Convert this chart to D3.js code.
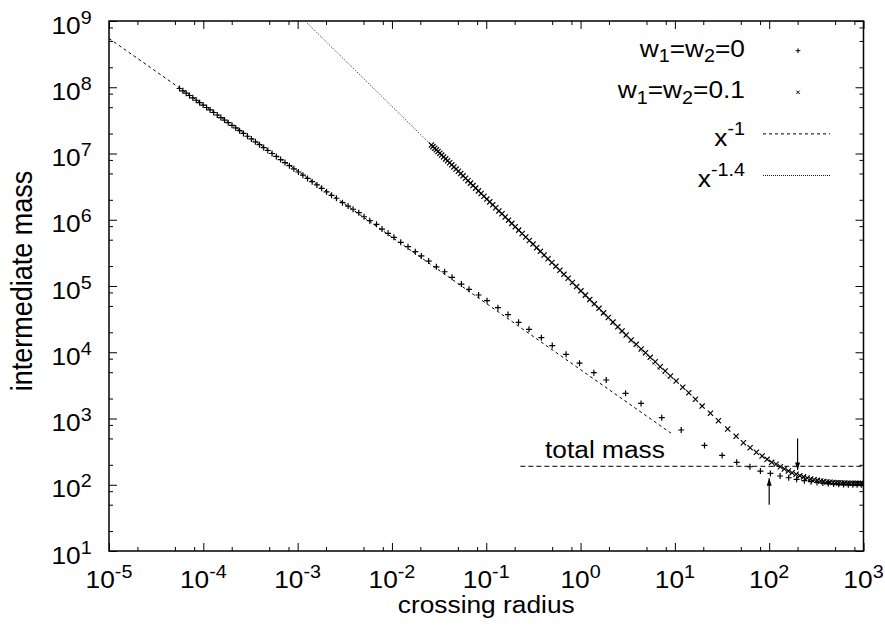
<!DOCTYPE html>
<html>
<head>
<meta charset="utf-8">
<script src="https://d3js.org/d3.v7.min.js"></script>
<style>
body { margin: 0; background: #fff; }
svg { display: block; font-family: "Liberation Sans", Arial, Helvetica, sans-serif; }
</style>
</head>
<body>
<svg width="885" height="634"></svg>
<script>
// w1=w2=0 (plus marks)
var plusX = [5.6e-5, 6.07e-5, 6.58e-5, 7.13e-5, 7.74e-5, 8.41e-5, 9.14e-5, 9.95e-5, 1.083e-4, 1.18e-4,
	1.288e-4, 1.406e-4, 1.535e-4, 1.679e-4, 1.837e-4, 2.014e-4, 2.208e-4, 2.427e-4, 2.667e-4, 2.938e-4,
	3.236e-4, 3.573e-4, 3.945e-4, 4.365e-4, 4.831e-4, 5.358e-4, 5.943e-4, 6.607e-4, 7.345e-4, 8.185e-4,
	9.12e-4, 1.019e-3, 1.138e-3, 1.274e-3, 1.426e-3, 1.6e-3, 1.799e-3, 2.028e-3, 2.29e-3,
	2.58e-3, 2.99e-3, 3.43e-3, 3.87e-3, 4.45e-3, 5.06e-3, 5.82e-3, 6.86e-3, 7.85e-3, 9.10e-3,
	1.05e-2, 1.24e-2, 1.48e-2, 1.77e-2, 2.05e-2, 2.45e-2, 2.96e-2, 3.62e-2, 4.34e-2, 5.45e-2,
	6.56e-2, 8.30e-2, 0.102, 0.133, 0.170, 0.220, 0.284, 0.384, 0.501, 0.702,
	0.975, 1.384, 1.871, 3.00, 4.38, 7.26, 11.67, 20.61, 31.70, 45.29,
	62.52, 80.72, 103.0, 130.6, 161.1, 195.4, 236.0, 278.0, 321.4, 370.7,
	423.6, 482.0, 545.8, 615.2, 690.2, 770.9, 855.1, 948.4];
var plusY = [9.57e7, 8.83e7, 8.14e7, 7.51e7, 6.92e7, 6.37e7, 5.86e7, 5.38e7, 4.95e7, 4.54e7,
	4.16e7, 3.81e7, 3.49e7, 3.19e7, 2.92e7, 2.66e7, 2.43e7, 2.21e7, 2.01e7, 1.82e7,
	1.66e7, 1.50e7, 1.36e7, 1.23e7, 1.11e7, 1.00e7, 9.02e6, 8.11e6, 7.29e6, 6.55e6,
	5.88e6, 5.26e6, 4.71e6, 4.21e6, 3.76e6, 3.35e6, 2.98e6, 2.64e6, 2.34e6,
	2.11e6, 1.81e6, 1.61e6, 1.44e6, 1.28e6, 1.11e6, 9.68e5, 8.53e5, 7.24e5, 6.24e5,
	5.43e5, 4.57e5, 3.92e5, 3.30e5, 2.84e5, 2.38e5, 1.95e5, 1.64e5, 1.35e5, 1.07e5,
	8.91e4, 7.31e4, 6.00e4, 4.70e4, 3.70e4, 2.83e4, 2.22e4, 1.66e4, 1.26e4, 9.31e3,
	6.84e3, 4.91e3, 3.81e3, 2.40e3, 1.69e3, 1.03e3, 670, 392, 277, 218,
	187, 161, 148, 135.5, 127.6, 120.8, 115.1, 111.2, 108.1, 105.9,
	104.0, 102.6, 101.6, 100.8, 100.3, 100.0, 99.8, 99.6];

// w1=w2=0.1 (cross marks)
var crossX = [2.62e-2, 2.72e-2, 2.84e-2, 2.96e-2, 3.08e-2, 3.22e-2, 3.37e-2, 3.53e-2, 3.71e-2, 3.89e-2,
	4.09e-2, 4.31e-2, 4.54e-2, 4.79e-2, 5.06e-2, 5.36e-2, 5.68e-2, 6.03e-2, 6.40e-2, 6.81e-2,
	7.24e-2, 7.73e-2, 8.26e-2, 8.83e-2, 9.46e-2, 0.1014, 0.1089, 0.1172, 0.1262, 0.1361,
	0.1469, 0.1589, 0.1722, 0.1866, 0.2028, 0.2208, 0.2404, 0.2624, 0.2864, 0.3133,
	0.3428, 0.375, 0.411, 0.452, 0.497, 0.547, 0.604, 0.667, 0.738, 0.819,
	0.908, 1.009, 1.125, 1.253, 1.400, 1.567, 1.754, 1.968, 2.208, 2.483, 2.754,
	3.049, 3.444, 3.890, 4.395, 4.883, 5.474, 6.183, 6.986, 7.893, 8.983,
	10.32, 12.12, 14.04, 16.53, 19.46, 23.83, 28.97, 36.35, 44.61, 53.31,
	62.79, 73.17, 84.10, 95.0, 106.3, 118.3, 131.4, 144.9, 159.7, 174.8, 192.8,
	211.3, 231.2, 252.9, 275.4, 299.2, 324.3, 351.6, 379.3, 409.3, 441.6,
	475.3, 511.7, 548.3, 588.8, 631.0, 674.5, 721.1, 770.9, 820.4, 875.0, 929.0, 985.0];
var crossY = [1.345e7, 1.27e7, 1.20e7, 1.136e7, 1.072e7, 1.009e7, 9.47e6, 8.88e6, 8.30e6, 7.77e6,
	7.24e6, 6.75e6, 6.27e6, 5.82e6, 5.39e6, 4.98e6, 4.60e6, 4.23e6, 3.89e6, 3.57e6,
	3.28e6, 3.00e6, 2.73e6, 2.49e6, 2.26e6, 2.05e6, 1.86e6, 1.68e6, 1.52e6, 1.36e6,
	1.23e6, 1.10e6, 9.85e5, 8.81e5, 7.85e5, 6.97e5, 6.20e5, 5.49e5, 4.86e5, 4.29e5,
	3.79e5, 3.34e5, 2.94e5, 2.58e5, 2.26e5, 1.98e5, 1.73e5, 1.50e5, 1.31e5, 1.13e5,
	9.80e4, 8.46e4, 7.28e4, 6.27e4, 5.38e4, 4.60e4, 3.93e4, 3.35e4, 2.85e4, 2.42e4, 2.10e4,
	1.822e4, 1.531e4, 1.318e4, 1.120e4, 9.84e3, 8.39e3, 7.20e3, 6.05e3, 5.21e3, 4.38e3,
	3.68e3, 2.96e3, 2.45e3, 1.95e3, 1.54e3, 1.20e3, 926, 694, 540, 431,
	362, 309, 272, 242, 218, 204, 187, 173, 161, 152, 144,
	137.1, 131.5, 126.5, 122.5, 119.1, 116.4, 114.0, 112.0, 110.4, 109.4,
	108.1, 107.4, 106.7, 106.2, 105.9, 105.4, 105.2, 105.1, 105.0, 104.9, 104.8, 104.7];

// power law guide lines (end points)
var fit1X = [1e-5, 9.1];
var fit1Y = [5.46e8, 600];
var fit14X = [1.2e-3, 9.1];
var fit14Y = [1e9, 3730];

// total mass level and arrows
var totalMassX = [0.23, 1000];
var totalMass = 190;
var arrowX = [200, 100];
var arrowFrom = [500, 50];
var arrowTo = [167, 125];

var xMajor = [1e-5, 1e-4, 1e-3, 1e-2, 1e-1, 1e0, 1e1, 1e2, 1e3];
var yMajor = [1e1, 1e2, 1e3, 1e4, 1e5, 1e6, 1e7, 1e8, 1e9];

function minors(lo, hi) {
	var a = [];
	for (var d = lo; d < hi; d++) {
		[2, 5, 8].forEach(function(m) { a.push(m * Math.pow(10, d)); });
	}
	return a;
}
var xMinor = minors(-5, 3);
var yMinor = minors(1, 9);

var margin = { left: 109, top: 21, right: 21.5, bottom: 83 };
var svg = d3.select("svg");
var width = 885 - margin.left - margin.right;
var height = 634 - margin.top - margin.bottom;
var g = svg.append("g").attr("transform", "translate(" + margin.left + "," + margin.top + ")");

var x = d3.scaleLog().domain([1e-5, 1e3]).range([0, width]);
var y = d3.scaleLog().domain([10, 1e9]).range([height, 0]);

var fs = 23.5, sx = 1.12;

// ticks on all four sides, pointing inward
function tickAxis(axis, vals, size, tr) {
	var a = g.append("g").attr("transform", tr)
		.call(axis.tickValues(vals).tickSize(-size).tickFormat(""));
	a.select(".domain").remove();
	a.selectAll("line").attr("stroke", "#000").attr("stroke-width", 1);
}
tickAxis(d3.axisBottom(x), xMajor, 8, "translate(0," + height + ")");
tickAxis(d3.axisBottom(x), xMinor, 4, "translate(0," + height + ")");
tickAxis(d3.axisTop(x), xMajor, 8, "translate(0,0)");
tickAxis(d3.axisTop(x), xMinor, 4, "translate(0,0)");
tickAxis(d3.axisLeft(y), yMajor, 8, "translate(0,0)");
tickAxis(d3.axisLeft(y), yMinor, 4, "translate(0,0)");
tickAxis(d3.axisRight(y), yMajor, 8, "translate(" + width + ",0)");
tickAxis(d3.axisRight(y), yMinor, 4, "translate(" + width + ",0)");

g.append("rect").attr("width", width).attr("height", height)
	.attr("fill", "none").attr("stroke", "#000").attr("stroke-width", 1.5);

function powLabel(t, e) {
	t.append("tspan").text("10");
	t.append("tspan").attr("dy", -10).attr("font-size", fs * 0.75).text(e);
}
xMajor.forEach(function(v) {
	var t = g.append("text").attr("text-anchor", "middle").attr("font-size", fs)
		.attr("transform", "translate(" + x(v) + "," + (height + 37) + ") scale(" + sx + ",1)");
	powLabel(t, Math.round(Math.log10(v)));
});
yMajor.forEach(function(v) {
	var t = g.append("text").attr("text-anchor", "end").attr("font-size", fs)
		.attr("transform", "translate(-17.3," + (y(v) + 12.6) + ") scale(" + sx + ",1)");
	powLabel(t, Math.round(Math.log10(v)));
});

g.append("text").attr("text-anchor", "middle").attr("font-size", fs)
	.attr("transform", "translate(" + (width / 2) + "," + (height + 62) + ") scale(" + sx + ",1)")
	.text("crossing radius");
g.append("text").attr("text-anchor", "middle").attr("font-size", 27)
	.attr("transform", "translate(-77.5," + (height / 2 - 5) + ") scale(" + sx + ",1) rotate(-90)")
	.text("intermediate mass");

// plot contents
svg.append("defs").append("clipPath").attr("id", "clip")
	.append("rect").attr("width", width).attr("height", height);
var plot = g.append("g").attr("clip-path", "url(#clip)");

var line = d3.line().x(function(d) { return x(d[0]); }).y(function(d) { return y(d[1]); });

plot.append("path").datum(d3.zip(fit1X, fit1Y)).attr("d", line)
	.attr("fill", "none").attr("stroke", "#000").attr("stroke-width", 1).attr("stroke-dasharray", "3,3");
plot.append("path").datum(d3.zip(fit14X, fit14Y)).attr("d", line)
	.attr("fill", "none").attr("stroke", "#000").attr("stroke-width", 0.9).attr("stroke-dasharray", "1,1.6");
plot.append("path").datum(totalMassX.map(function(v) { return [v, totalMass]; })).attr("d", line)
	.attr("fill", "none").attr("stroke", "#000").attr("stroke-width", 1).attr("stroke-dasharray", "5,3");

var plusPath = "M-3,0H3M0,-3V3";
var crossPath = "M-2.6,-2.6L2.6,2.6M-2.6,2.6L2.6,-2.6";

plot.append("g").selectAll("path").data(d3.zip(plusX, plusY)).enter().append("path")
	.attr("transform", function(d) { return "translate(" + x(d[0]) + "," + y(d[1]) + ")"; })
	.attr("d", plusPath).attr("fill", "none").attr("stroke", "#000").attr("stroke-width", 1.2);
plot.append("g").selectAll("path").data(d3.zip(crossX, crossY)).enter().append("path")
	.attr("transform", function(d) { return "translate(" + x(d[0]) + "," + y(d[1]) + ")"; })
	.attr("d", crossPath).attr("fill", "none").attr("stroke", "#000").attr("stroke-width", 1.2);

// arrows
svg.select("defs").append("marker").attr("id", "head")
	.attr("viewBox", "-8 -4 9 8").attr("refX", 0).attr("refY", 0)
	.attr("markerWidth", 9).attr("markerHeight", 8).attr("markerUnits", "userSpaceOnUse")
	.attr("orient", "auto")
	.append("path").attr("d", "M0,0L-7.5,-2.5L-7.5,2.5Z").attr("fill", "#000");
arrowX.forEach(function(v, i) {
	g.append("line").attr("x1", x(v)).attr("x2", x(v))
		.attr("y1", y(arrowFrom[i])).attr("y2", y(arrowTo[i]))
		.attr("stroke", "#000").attr("stroke-width", 1.2).attr("marker-end", "url(#head)");
});

g.append("text").attr("font-size", fs)
	.attr("transform", "translate(" + x(0.42) + "," + y(250) + ") scale(" + sx + ",1)")
	.text("total mass");

// legend
var legendLabels = [
	[["w", 0], ["1", 1], ["=w", 0], ["2", 1], ["=0", 0]],
	[["w", 0], ["1", 1], ["=w", 0], ["2", 1], ["=0.1", 0]],
	[["x", 0], ["-1", -1]],
	[["x", 0], ["-1.4", -1]]
];
var legendDy = [6, 6, 12, 11];
var legend = g.append("g").selectAll("g").data(legendLabels).enter().append("g")
	.attr("transform", function(d, i) { return "translate(0," + (29.7 + i * 41.6) + ")"; });
legend.each(function(parts, i) {
	var t = d3.select(this).append("text").attr("text-anchor", "end").attr("font-size", fs)
		.attr("transform", "translate(636," + legendDy[i] + ") scale(" + sx + ",1)");
	var shift = 0;
	parts.forEach(function(p) {
		var dy = p[1] === 1 ? 5.7 : (p[1] === -1 ? -11 : 0);
		t.append("tspan").attr("dy", dy - shift).attr("font-size", p[1] ? fs * 0.75 : fs).text(p[0]);
		shift = dy;
	});
});
legend.filter(function(d, i) { return i === 0; }).append("path")
	.attr("transform", "translate(689,0)").attr("d", "M-2.4,0H2.4M0,-2.4V2.4")
	.attr("fill", "none").attr("stroke", "#000");
legend.filter(function(d, i) { return i === 1; }).append("path")
	.attr("transform", "translate(689,0)").attr("d", "M-1.7,-1.7L1.7,1.7M-1.7,1.7L1.7,-1.7")
	.attr("fill", "none").attr("stroke", "#000");
legend.filter(function(d, i) { return i === 2; }).append("line")
	.attr("x1", 654).attr("x2", 721).attr("stroke", "#000").attr("stroke-dasharray", "3,3");
legend.filter(function(d, i) { return i === 3; }).append("line")
	.attr("x1", 654).attr("x2", 721).attr("stroke", "#000").attr("stroke-width", 0.9).attr("stroke-dasharray", "1,1");
</script>
</body>
</html>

★ ★ ★ ★ ★ ★ ★

Given request: Pull every line containing "this" from the data.

Written answer:
Convert this chart to D3.js code.
	var t = d3.select(this).append("text").attr("text-anchor", "end").attr("font-size", fs)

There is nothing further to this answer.